I like painting cabinets so these threads really interest me.

John


Sent from my iPhone using Tapatalk


----------



## Holland (Feb 18, 2011)

wepainthouston said:


> Hi Holland,
> 
> I think they came out really nice.
> 
> ...




-bleach/ water to get rid of the mildew, cleaned with Krud Kutter, rinsed thoroughly with clean water.

-USC Icing for big dents and dings.

-sanded with 180.

-2 coats SmartPrime - *everything back brushed to match existing woodwork.

-sanded back with 180/220

-2 coats BM Advance

(Doors were done over the winter, and stored on drying racks. Boxes painted and install in May.)


----------



## wepainthouston (Nov 3, 2020)

Excellent! Thank you for the reply this is a great place to ask questions and learn from.

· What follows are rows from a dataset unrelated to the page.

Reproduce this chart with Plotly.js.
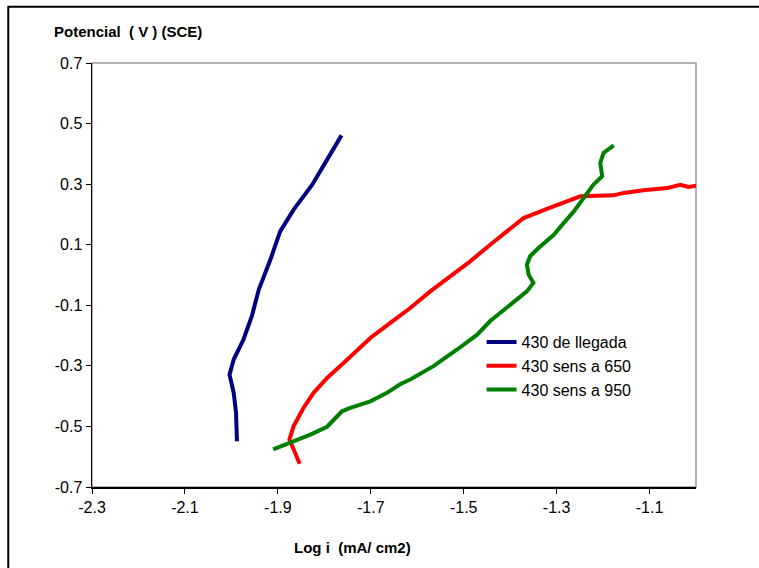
<!DOCTYPE html>
<html>
<head>
<meta charset="utf-8">
<script src="https://cdn.plot.ly/plotly-3.0.1.min.js"></script>
<style>
html,body{margin:0;padding:0;background:#fff;}
#chart{width:759px;height:568px;}
</style>
</head>
<body>
<div id="chart"></div>
<script>
// Series names
const seriesNames = ["430 de llegada", "430 sens a 650", "430 sens a 950"];

// 430 de llegada (blue)
const blueLogI = [-1.988, -1.990, -1.995, -2.004, -1.995, -1.974, -1.956, -1.941, -1.916, -1.895, -1.866, -1.826, -1.794, -1.763];
const bluePot  = [-0.549, -0.455, -0.389, -0.329, -0.279, -0.213, -0.136, -0.048, 0.051, 0.144, 0.216, 0.298, 0.381, 0.461];

// 430 sens a 650 (red)
const redLogI = [-1.853, -1.866, -1.875, -1.866, -1.845, -1.823, -1.794, -1.758, -1.701, -1.658, -1.615, -1.572, -1.529, -1.486, -1.443, -1.393, -1.371, -1.321, -1.278, -1.249, -1.177, -1.156, -1.113, -1.062, -1.034, -1.016, -0.998];
const redPot  = [-0.623, -0.576, -0.543, -0.499, -0.439, -0.389, -0.340, -0.290, -0.208, -0.158, -0.109, -0.054, -0.004, 0.045, 0.100, 0.161, 0.188, 0.218, 0.243, 0.260, 0.263, 0.271, 0.280, 0.287, 0.298, 0.291, 0.295];

// 430 sens a 950 (green)
const greenLogI = [-1.910, -1.873, -1.830, -1.794, -1.762, -1.744, -1.701, -1.665, -1.636, -1.615, -1.565, -1.514, -1.471, -1.443, -1.400, -1.364, -1.350, -1.360, -1.364, -1.357, -1.339, -1.306, -1.288, -1.263, -1.242, -1.221, -1.202, -1.206, -1.199, -1.177];
const greenPot  = [-0.576, -0.554, -0.527, -0.501, -0.450, -0.439, -0.417, -0.389, -0.360, -0.345, -0.301, -0.246, -0.197, -0.152, -0.098, -0.054, -0.026, 0.001, 0.034, 0.062, 0.089, 0.133, 0.166, 0.210, 0.254, 0.298, 0.326, 0.370, 0.403, 0.428];

// Tick labels
const xTickVals = [-2.3, -2.1, -1.9, -1.7, -1.5, -1.3, -1.1];
const xTickText = ["-2.3", "-2.1", "-1.9", "-1.7", "-1.5", "-1.3", "-1.1"];
const yTickVals = [0.7, 0.5, 0.3, 0.1, -0.1, -0.3, -0.5, -0.7];
const yTickText = ["0.7", "0.5", "0.3", "0.1", "-0.1", "-0.3", "-0.5", "-0.7"];

const xTitle = "Log i&nbsp;&nbsp;(mA/ cm2)";
const yTitle = "Potencial&nbsp; ( V ) (SCE)";

const colors = ["#000080", "#FF0000", "#008000"];

const traces = [
  {x: blueLogI, y: bluePot, name: seriesNames[0], mode: "lines", line: {color: colors[0], width: 4}},
  {x: redLogI, y: redPot, name: seriesNames[1], mode: "lines", line: {color: colors[1], width: 4}},
  {x: greenLogI, y: greenPot, name: seriesNames[2], mode: "lines", line: {color: colors[2], width: 4}}
];

const FONT = "Liberation Sans, Arial, sans-serif";

const layout = {
  width: 759,
  height: 568,
  paper_bgcolor: "#fff",
  plot_bgcolor: "#fff",
  margin: {l: 92, r: 63, t: 63, b: 81, pad: 0},
  font: {family: FONT, size: 16, color: "#000"},
  showlegend: true,
  legend: {
    x: 0.645, y: 0.382, xanchor: "left", yanchor: "top",
    bgcolor: "rgba(0,0,0,0)", borderwidth: 0,
    font: {family: FONT, size: 16, color: "#000"}
  },
  xaxis: {
    range: [-2.3, -1.0],
    tickmode: "array", tickvals: xTickVals, ticktext: xTickText,
    ticks: "outside", ticklen: 5, tickwidth: 1, tickcolor: "#000",
    showline: true, linecolor: "#000", linewidth: 1.5,
    showgrid: false, zeroline: false,
    tickfont: {family: FONT, size: 16, color: "#000"}
  },
  yaxis: {
    range: [-0.7, 0.7],
    tickmode: "array", tickvals: yTickVals, ticktext: yTickText,
    ticks: "outside", ticklen: 5, tickwidth: 1, tickcolor: "#000",
    showline: true, linecolor: "#000", linewidth: 1.5,
    showgrid: false, zeroline: false,
    tickfont: {family: FONT, size: 16, color: "#000"}
  },
  shapes: [
    {type: "rect", xref: "paper", yref: "paper", x0: 0, x1: 1, y0: 0, y1: 1,
     line: {color: "#9a9a9a", width: 1.5}, layer: "below"},
    {type: "rect", xref: "paper", yref: "paper", x0: -0.1386, x1: 1.3, y0: -0.4, y1: 1.1328,
     line: {color: "#000", width: 2}, layer: "below"}
  ],
  annotations: [
    {text: "<b>" + yTitle + "</b>", xref: "paper", yref: "paper",
     x: (52 - 92) / 604, y: (487 - 31) / 424, xanchor: "left", yanchor: "middle",
     showarrow: false, font: {family: FONT, size: 15, color: "#000"}},
    {text: "<b>" + xTitle + "</b>", xref: "paper", yref: "paper",
     x: (352 - 92) / 604, y: (487 - 547.5) / 424, xanchor: "center", yanchor: "middle",
     showarrow: false, font: {family: FONT, size: 15, color: "#000"}}
  ]
};

Plotly.newPlot("chart", traces, layout, {displayModeBar: false, staticPlot: true});
</script>
</body>
</html>
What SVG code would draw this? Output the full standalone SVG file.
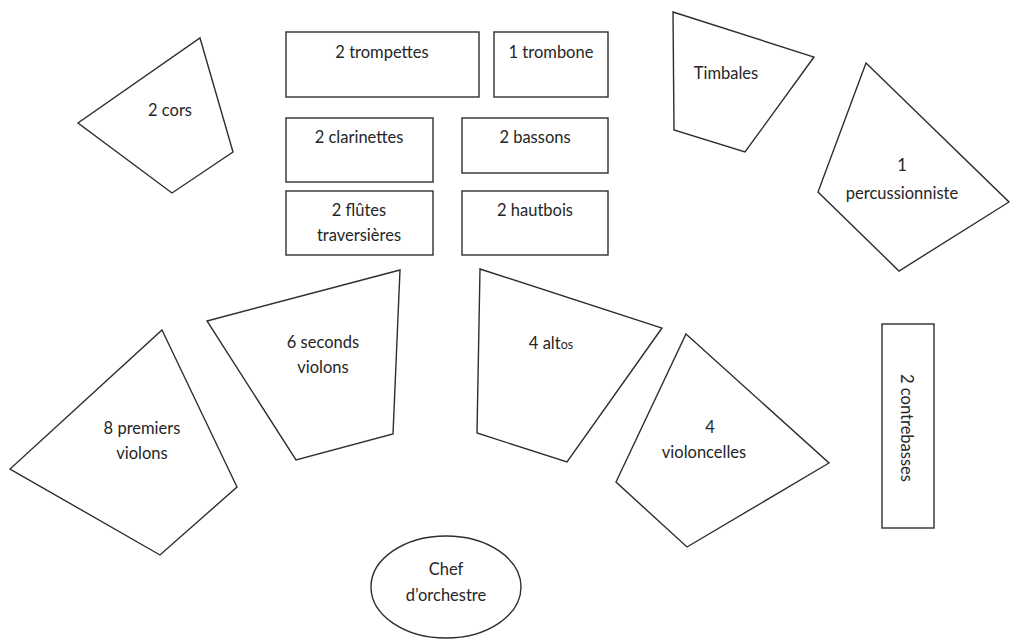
<svg xmlns="http://www.w3.org/2000/svg" width="1016" height="641" viewBox="0 0 1016 641">
<style>
.s{fill:#fff;stroke:#2e2e2e;stroke-width:1.4}
text{font-family:Lato,"Open Sans",sans-serif;font-size:16.5px;fill:#262626;text-anchor:middle}
.sm{font-size:12.5px}
</style>
<rect width="1016" height="641" fill="#fff"/>
<g id="cors"><polygon class="s" points="200,38 233,152 172,193 78,123"/><text x="170" y="116">2 cors</text></g>
<g id="trompettes"><rect class="s" x="286" y="32" width="193" height="65"/><text x="382" y="58">2 trompettes</text></g>
<g id="trombone"><rect class="s" x="494" y="32" width="114" height="65"/><text x="551" y="58">1 trombone</text></g>
<g id="clarinettes"><rect class="s" x="286" y="118" width="147" height="64"/><text x="359" y="143">2 clarinettes</text></g>
<g id="bassons"><rect class="s" x="462" y="118" width="146" height="55"/><text x="535" y="143">2 bassons</text></g>
<g id="flutes"><rect class="s" x="286" y="191" width="147" height="64"/><text x="359" y="216">2 flûtes</text><text x="359" y="241">traversières</text></g>
<g id="hautbois"><rect class="s" x="462" y="191" width="146" height="64"/><text x="535" y="216">2 hautbois</text></g>
<g id="timbales"><polygon class="s" points="673,12 814,57 745,152 674,130"/><text x="726" y="79">Timbales</text></g>
<g id="percussion"><polygon class="s" points="866,63 1009,202 899,271 818,192"/><text x="902" y="171">1</text><text x="902" y="199">percussionniste</text></g>
<g id="premiers"><polygon class="s" points="162,330 237,487 160,555 10,469"/><text x="142" y="434">8 premiers</text><text x="142" y="459">violons</text></g>
<g id="seconds"><polygon class="s" points="207,321 400,270 393,434 296,460"/><text x="323" y="348">6 seconds</text><text x="323" y="373">violons</text></g>
<g id="altos"><polygon class="s" points="480,269 662,328 567,462 477,433"/><text x="551" y="349">4 alt<tspan class="sm">os</tspan></text></g>
<g id="violoncelles"><polygon class="s" points="686,334 829,463 687,547 616,482"/><text x="710" y="433">4</text><text x="704" y="458">violoncelles</text></g>
<g id="contrebasses"><rect class="s" x="882" y="324" width="52" height="204"/><text transform="translate(907,428) rotate(90)" y="6">2 contrebasses</text></g>
<g id="chef"><ellipse class="s" cx="446" cy="587" rx="75" ry="51"/><text x="446" y="575">Chef</text><text x="446" y="601">d’orchestre</text></g>
<g id="connectors"/>
</svg>
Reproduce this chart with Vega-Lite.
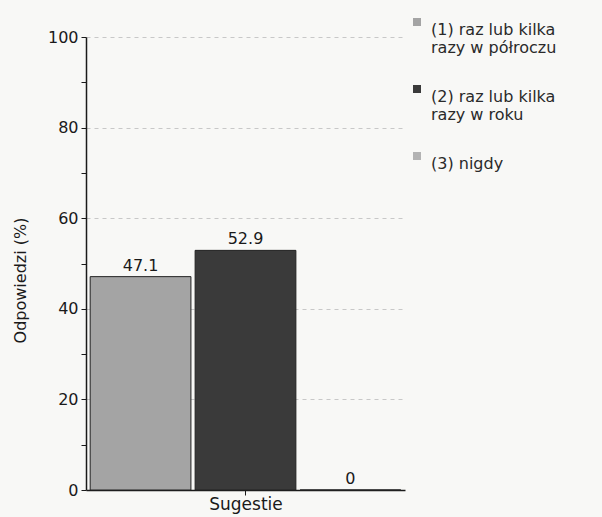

Sent from my iPhone using Tapatalk


----------



## finishesbykevyn (Apr 14, 2010)

Great improvement. How did you manage the alligatoring paint issue?


----------



## Holland (Feb 18, 2011)

finishesbykevyn said:


> Great improvement. How did you manage the alligatoring paint issue?


Sanding was a big part of the prep: trying to get to a stable substrate, and smooth out the surface (and Sanding between coats eventually eliminated the alligator texture). Also, switching to a more flexible ‘waterborne’ paint and primer.

Everything in the house was originally done in an oil enamel. I hated to move away from it for historical reasons, but the house is uninsulated, and I feel that it was at the the root of the alligatoring problem (oil becoming more brittle as it ages). I feel like the oil enamel was also contributing to the mildew issue.

We used a waterborne primer, and a waterborne-alkyd hybrid paint, which felt similar to the oil enamel in other parts of the house, and will hopefully be able to handle the extreme temps and expansion/contraction.


----------



## fromthenorthwest (May 2, 2012)

What a difference, nice work Holland. Good insight on the low temps and brittleness of oil contributing to the alligatoring- I probably wouldn't have thought of that but it makes perfect sense.


----------



## celicaxx (May 29, 2015)

Holland said:


> Sanding was a big part of the prep: trying to get to a stable substrate, and smooth out the surface (and Sanding between coats eventually eliminated the alligator texture). Also, switching to a more flexible ‘waterborne’ paint and primer.
> 
> Everything in the house was originally done in an oil enamel. I hated to move away from it for historical reasons, but the house is uninsulated, and I feel that it was at the the root of the alligatoring problem (oil becoming more brittle as it ages). I feel like the oil enamel was also contributing to the mildew issue.
> 
> We used a waterborne primer, and a waterborne-alkyd hybrid paint, which felt similar to the oil enamel in other parts of the house, and will hopefully be able to handle the extreme temps and expansion/contraction.


I'm surprised you found Bullseye sanded well enough and had enough body to bridge over alligatoring that is that extreme looking.


----------



## Holland (Feb 18, 2011)

celicaxx said:


> I'm surprised you found Bullseye sanded well enough and had enough body to bridge over alligatoring that is that extreme looking.


Yes, good catch.
SmartPrime was used, Bullseye is not sandable . Will edit.


----------



## Holland (Feb 18, 2011)

celicaxx said:


> I'm surprised you found Bullseye sanded well enough and had enough body to bridge over alligatoring that is that extreme looking.


I usually take a lot of pics of each job, but didn’t take that many this time.

the doors and cabinets were done mid-winter sometime, and the boxes were done in late spring.


----------